Can a Final Restraining Order Be Dismissed in New Jersey?
A Final Restraining Order (FRO) can be dismissed in New Jersey. The Defendant (person against whom the retaining order was entered) will have to file a motion in Family Court seeking to have the restraining order vacated. These applications are commonly known now as requests for a Carfagno hearing, named after the 1995 case in which the New Jersey Supreme Court set forth the factors to be considered in determining whether such restraining orders should be vacated.
There is a statutory basis for such applications at N.J.S.A. 2C:25-29(d).
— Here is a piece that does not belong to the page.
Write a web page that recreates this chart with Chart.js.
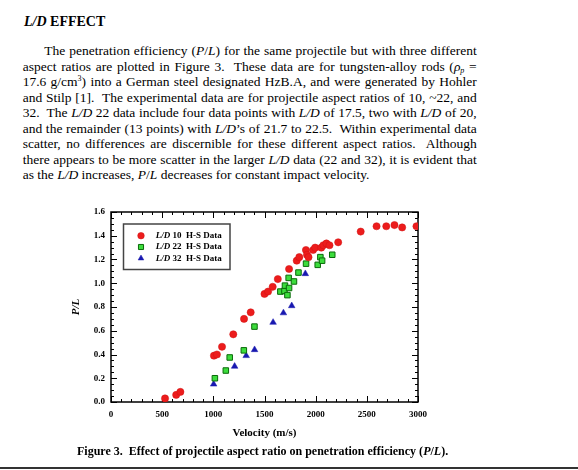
<!DOCTYPE html>
<html lang="en">
<head>
<meta charset="UTF-8">
<title>L/D Effect</title>
<script src="https://cdn.jsdelivr.net/npm/chart.js"></script>
<style>
  html, body { margin: 0; padding: 0; background: #fff; }
  body { width: 578px; height: 470px; position: relative; overflow: hidden;
         font-family: "Liberation Serif", "Times New Roman", serif; color: #000; }
  #head { position: absolute; left: 24px; top: 13.7px; font-size: 14px; line-height: 16px; font-weight: bold; }
  #para { position: absolute; left: 22.7px; top: 43px; width: 454px; font-size: 13.5px; }
  #para div { height: 15.5px; line-height: 15.5px; }
  #para .j { text-align: justify; text-align-last: justify; }
  #para .first { margin-left: 21.6px; }
  sup { line-height: 0; font-size: 8px; vertical-align: 5px; }
  sub { line-height: 0; font-size: 8px; vertical-align: -1.5px; }
  #chartBox { position: absolute; left: 40px; top: 200px; width: 420px; height: 245px; }
  #caption { position: absolute; left: 77px; top: 444px; font-size: 12px; line-height: 14px; font-weight: bold; white-space: nowrap; }
  #rule { position: absolute; left: 0; top: 467px; width: 578px; height: 2px; background: #333; }
</style>
</head>
<body>
<div id="head"><i>L/D</i> EFFECT</div>
<div id="para">
  <div class="j first">The penetration efficiency (<i>P</i>/<i>L</i>) for the same projectile but with three different</div>
  <div class="j">aspect ratios are plotted in Figure 3.&nbsp; These data are for tungsten-alloy rods (<i>&rho;<sub>p</sub></i> =</div>
  <div class="j">17.6 g/cm<sup>3</sup>) into a German steel designated HzB.A, and were generated by Hohler</div>
  <div class="j">and Stilp [1].&nbsp; The experimental data are for projectile aspect ratios of 10, ~22, and</div>
  <div class="j">32.&nbsp; The <i>L/D</i> 22 data include four data points with <i>L/D</i> of 17.5, two with <i>L/D</i> of 20,</div>
  <div class="j">and the remainder (13 points) with <i>L/D</i>&rsquo;s of 21.7 to 22.5.&nbsp; Within experimental data</div>
  <div class="j">scatter, no differences are discernible for these different aspect ratios.&nbsp; Although</div>
  <div class="j">there appears to be more scatter in the larger <i>L/D</i> data (22 and 32), it is evident that</div>
  <div>as the <i>L/D</i> increases, <i>P</i>/<i>L</i> decreases for constant impact velocity.</div>
</div>
<div id="chartBox"><canvas id="chart"></canvas></div>
<div id="caption">Figure 3.&nbsp; Effect of projectile aspect ratio on penetration efficiency (<i>P</i>/<i>L</i>).</div>
<div id="rule"></div>
<script>
// H-S data: impact velocity (m/s) vs penetration efficiency P/L
const ld10V  = [528, 637, 678, 1006, 1035, 1085, 1195, 1300, 1365, 1500, 1535, 1580, 1630, 1740,
                1815, 1840, 1905, 1915, 1930, 1975, 1995, 2055, 2075, 2105, 2135, 2220,
                2440, 2595, 2690, 2770, 2845, 2985]
const ld10PL = [0.03, 0.06, 0.085, 0.39, 0.40, 0.465, 0.57, 0.70, 0.755, 0.91, 0.93, 0.97, 1.035, 1.12,
                1.19, 1.22, 1.28, 1.24, 1.22, 1.28, 1.30, 1.30, 1.32, 1.335, 1.32, 1.345,
                1.435, 1.48, 1.48, 1.49, 1.47, 1.48]

const ld22V  = [1015, 1122, 1160, 1298, 1402, 1655, 1695, 1700, 1724, 1736, 1740, 1788, 1832,
                1906, 2020, 2046, 2063, 2162]
const ld22PL = [0.20, 0.265, 0.375, 0.435, 0.635, 0.93, 0.935, 0.98, 0.90, 1.045, 0.96, 1.015, 1.09,
                1.165, 1.155, 1.22, 1.19, 1.24]

const ld32V  = [1003, 1208, 1321, 1403, 1584, 1685, 1766, 1899]
const ld32PL = [0.15, 0.30, 0.39, 0.44, 0.67, 0.75, 0.81, 1.08]

const seriesNames = ["10", "22", "32"]

const serif = "'Liberation Serif', 'Times New Roman', serif"
const pts = (xs, ys) => xs.map((x, i) => ({ x, y: ys[i] }))

// frame with inward major/minor ticks on all four sides
const frameTicks = {
  id: "frameTicks",
  beforeDatasetsDraw(chart) {
    const { ctx, chartArea: a, scales: { x, y } } = chart
    ctx.save()
    ctx.strokeStyle = "#000"
    ctx.lineWidth = 1
    ctx.beginPath()
    for (let v = 0; v <= 3000; v += 100) {
      const px = Math.round(x.getPixelForValue(v)) + 0.5
      const len = v % 500 === 0 ? 6 : 3
      ctx.moveTo(px, a.bottom); ctx.lineTo(px, a.bottom - len)
      ctx.moveTo(px, a.top); ctx.lineTo(px, a.top + len)
    }
    for (let i = 0; i <= 32; i++) {
      const py = Math.round(y.getPixelForValue(i * 0.05)) + 0.5
      const len = i % 4 === 0 ? 6 : 3
      ctx.moveTo(a.left, py); ctx.lineTo(a.left + len, py)
      ctx.moveTo(a.right, py); ctx.lineTo(a.right - len, py)
    }
    ctx.stroke()
    ctx.lineWidth = 1.5
    ctx.strokeRect(a.left, a.top, a.right - a.left, a.bottom - a.top)
    ctx.restore()
  }
}

function drawMarker(ctx, style, x, y, r) {
  ctx.beginPath()
  if (style === "circle") {
    ctx.arc(x, y, r, 0, Math.PI * 2)
  } else if (style === "rect") {
    const s = r * Math.SQRT1_2
    ctx.rect(x - s, y - s, 2 * s, 2 * s)
  } else {
    ctx.moveTo(x, y - r)
    ctx.lineTo(x + r * 0.866, y + r * 0.5)
    ctx.lineTo(x - r * 0.866, y + r * 0.5)
    ctx.closePath()
  }
  ctx.fill()
  ctx.stroke()
}

// boxed legend in the upper left of the plot, "L/D" in italics
const boxLegend = {
  id: "boxLegend",
  afterDraw(chart) {
    const { ctx, chartArea: a } = chart
    const bx = a.left + 12.5, by = a.top + 12
    ctx.save()
    ctx.fillStyle = "#fff"
    ctx.fillRect(bx, by, 106.5, 45.5)
    ctx.strokeStyle = "#444"
    ctx.lineWidth = 1.5
    ctx.strokeRect(bx, by, 106.5, 45.5)
    chart.data.datasets.forEach((ds, i) => {
      const ry = a.top + 23.7 + i * 11.3
      ctx.fillStyle = ds.backgroundColor
      ctx.strokeStyle = ds.borderColor
      ctx.lineWidth = ds.borderWidth
      drawMarker(ctx, ds.pointStyle, a.left + 30, ry, ds.pointStyle === "rect" ? 3.6 : 3.3)
      ctx.fillStyle = "#000"
      ctx.textBaseline = "middle"
      ctx.font = "italic bold 9px " + serif
      let tx = a.left + 44.7
      ctx.fillText("L/D", tx, ry)
      tx += ctx.measureText("L/D").width
      ctx.font = "bold 9px " + serif
      ctx.fillText(" " + seriesNames[i] + "  H-S Data", tx, ry)
    })
    ctx.restore()
  }
}

new Chart(document.getElementById("chart"), {
  type: "scatter",
  data: {
    datasets: [
      { label: "L/D 10 H-S Data", data: pts(ld10V, ld10PL), pointStyle: "circle", pointRadius: 3.6,
        backgroundColor: "#ec1c1c", borderColor: "#d01010", borderWidth: 0.5 },
      { label: "L/D 22 H-S Data", data: pts(ld22V, ld22PL), pointStyle: "rect", pointRadius: 3.9,
        backgroundColor: "#3cdc3c", borderColor: "#0a6a0a", borderWidth: 1 },
      { label: "L/D 32 H-S Data", data: pts(ld32V, ld32PL), pointStyle: "triangle", pointRadius: 3.8,
        backgroundColor: "#1818b0", borderColor: "#1818b0", borderWidth: 0.5 }
    ]
  },
  options: {
    responsive: true,
    maintainAspectRatio: false,
    animation: false,
    layout: { padding: { left: 26, right: 42, top: 12, bottom: 3 } },
    plugins: { legend: { display: false }, tooltip: { enabled: false } },
    scales: {
      x: {
        type: "linear", min: 0, max: 3000,
        grid: { display: false, drawTicks: false },
        border: { display: false },
        ticks: { stepSize: 500, padding: 7, color: "#000", maxRotation: 0, autoSkip: false,
                 callback: v => String(v),
                 font: { family: serif, size: 9, weight: "bold" } },
        title: { display: true, text: "Velocity (m/s)", color: "#000", padding: { top: 0, bottom: 2 },
                 font: { family: serif, size: 11, weight: "bold" } },
        afterFit: s => { s.height = 40 }
      },
      y: {
        min: 0, max: 1.6,
        grid: { display: false, drawTicks: false },
        border: { display: false },
        ticks: { stepSize: 0.2, padding: 6, color: "#000", callback: v => v.toFixed(1),
                 font: { family: serif, size: 9, weight: "bold" } },
        title: { display: true, text: "P/L", color: "#000", padding: { top: 4, bottom: 0 },
                 font: { family: serif, size: 11, weight: "bold", style: "italic" } },
        afterFit: s => { s.width = 45 }
      }
    }
  },
  plugins: [frameTicks, boxLegend]
})
</script>
</body>
</html>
In Carfagno v. Carfagno, 288 N.J. Super., 424 (1995) the Supreme Court of New Jersey set forth a number of factors a trial court must review to determine whether it will grant a plenary hearing.
These factors are:
- Whether the victim consented to lift the restraining order;
- Whether the victim fears the defendant;
- The nature of the relationship between the parties today;
- The number of times that the defendant has been convicted of contempt for violating the order;
- Whether the defendant has a continuing involvement with drug or alcohol abuse;
- Whether the defendant has been involved in other violent acts with other persons;
- Whether the defendant has engaged in counseling;
- The age and health of the defendant;
- Whether the victim is acting in good faith when opposing the defendant’s request;
- Whether another jurisdiction has entered a restraining order protecting the victim from the defendant; and
- Any other factors deemed relevant by the court.
If the Defendant can make a basic showing in the application that there is a basis for the hearing, then the court will grant a plenary hearing.